Wordsworth writes "To B. R. Haydon"
In December 1815, Wordsoworth wrote the sonnet "To B. R. Haydon," reproduced below (later published in the 31 March 1816 issue of The Examiner and in the 1 April 1816 issue of The Champion. The sonnet was part of a long-running relationship with Haydon that eventually led to Haydon's portrait of Wordsworth in 1842, which then inspired Elizabeth Barrett Browning's sonnet, "On a Portrait of Wordsworth." Image: Benjamin Robert Haydon, Wordsworth on Helvellyn (original in the National Portrait Gallery). This work is in the public domain in its country of origin and other countries and areas where the copyright term is the author's life plus 100 years or less. Here is the 1816 poem:
High is our calling, Friend!—Creative Art
(Whether the instrument of words she use,
Or pencil pregnant with etherial [sic] hues,)
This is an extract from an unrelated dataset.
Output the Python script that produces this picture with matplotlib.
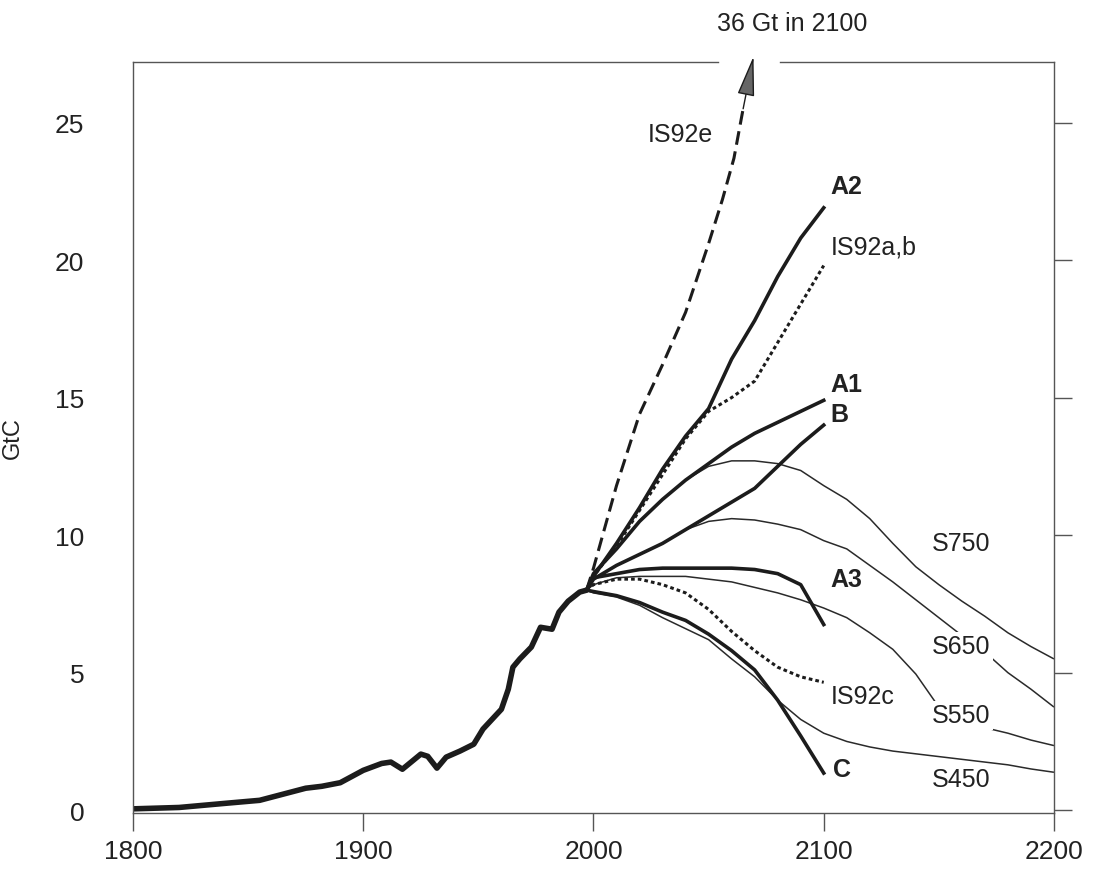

Demands the service of a mind and heart,
Though sensitive, yet, in their weakest part,
Heroically fashioned—to infuse
Faith in the whispers of the lonely Muse,
While the whole world seems adverse to desert:
And, oh! when Nature sinks, as oft she may,
Through long-lived pressure of obscure distress,
Still to be strenuous for the bright reward,
And in the soul admit of no decay,—
Brook no continuance of weak-mindedness:—
Great is the glory, for the strife is hard!